Burke laid out a number of practical ways Catholics striving to be faithful can respond to the current crisis within the Church. They must:
Pray for an increase of faith in Our Lord Jesus Christ “Who is alive for us in the Church and Who never fails to teach sanctify and guide us in the Church” and whose “teaching does not change.”
“Study more attentively the teachings of the faith contained in the Catechism of the Catholic Church and be prepared to defend those teachings against any falsehood which would erode the faith and thus the unity of the Church.”
Gather together to “deepen their faith and to encourage one another.”
Go to the Blessed Virgin Mary…in order to seek her maternal intercession.
Invoke frequently throughout the day the intercession of Saint Michael the Archangel
Pray daily to St. Joseph, especially under the title of “Terror of Demons” for the “peace of the Church, for her protection against all forms of confusion and division which are always the work of Satan.”
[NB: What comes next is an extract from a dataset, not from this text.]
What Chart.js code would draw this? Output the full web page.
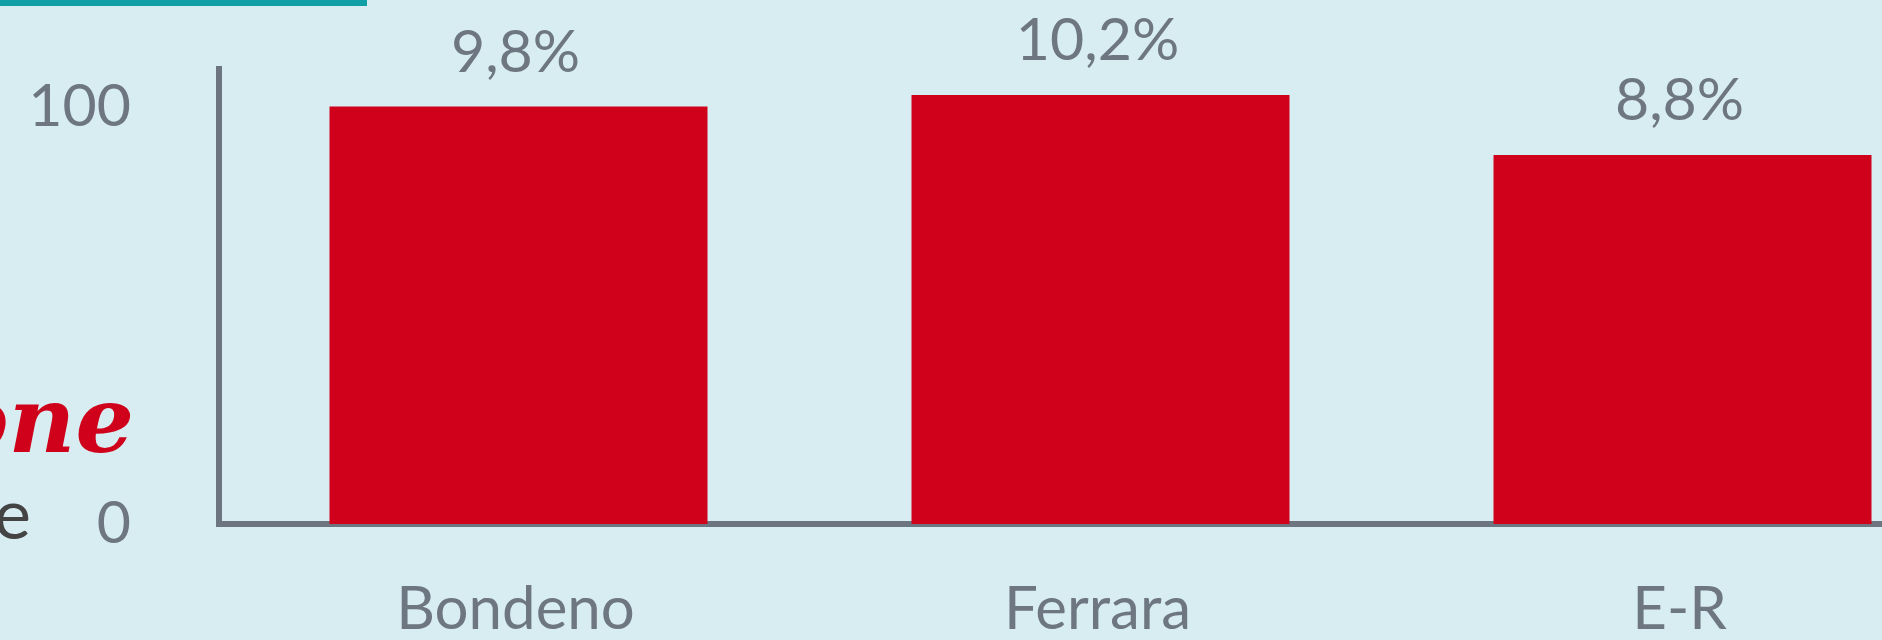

Pray for the Pope, especially through the intercession of St. Peter.
Pray for the Cardinals of the Church that they be of “true assistance to the Holy Father in exercising his office.”
“Remain serene because of our faith in Christ who will not permit the ‘gates of hell’ to prevail against his Church.”
“Safeguard especially our faith in the Petrine Office and our love for the Successor of Saint Peter, Pope Francis.”
Cardinal Burke urged Catholics to not “worry whether these times are apocalyptic or not, but to remain faithful, generous and courageous in serving Christ in His Mystical Body, the Church.”
“For we know that the final chapter of the story of these times is already written. It is the story of the victory of Christ over sin and its most deadly fruit, eternal death,” he said.
“It remains for us to write, with Christ, the intervening chapters by our fidelity, courage, and generosity as His true co-workers, as true soldiers of Christ. It remains for us to be the good and faithful servants who await to open the door for the Master at His Coming,” he added.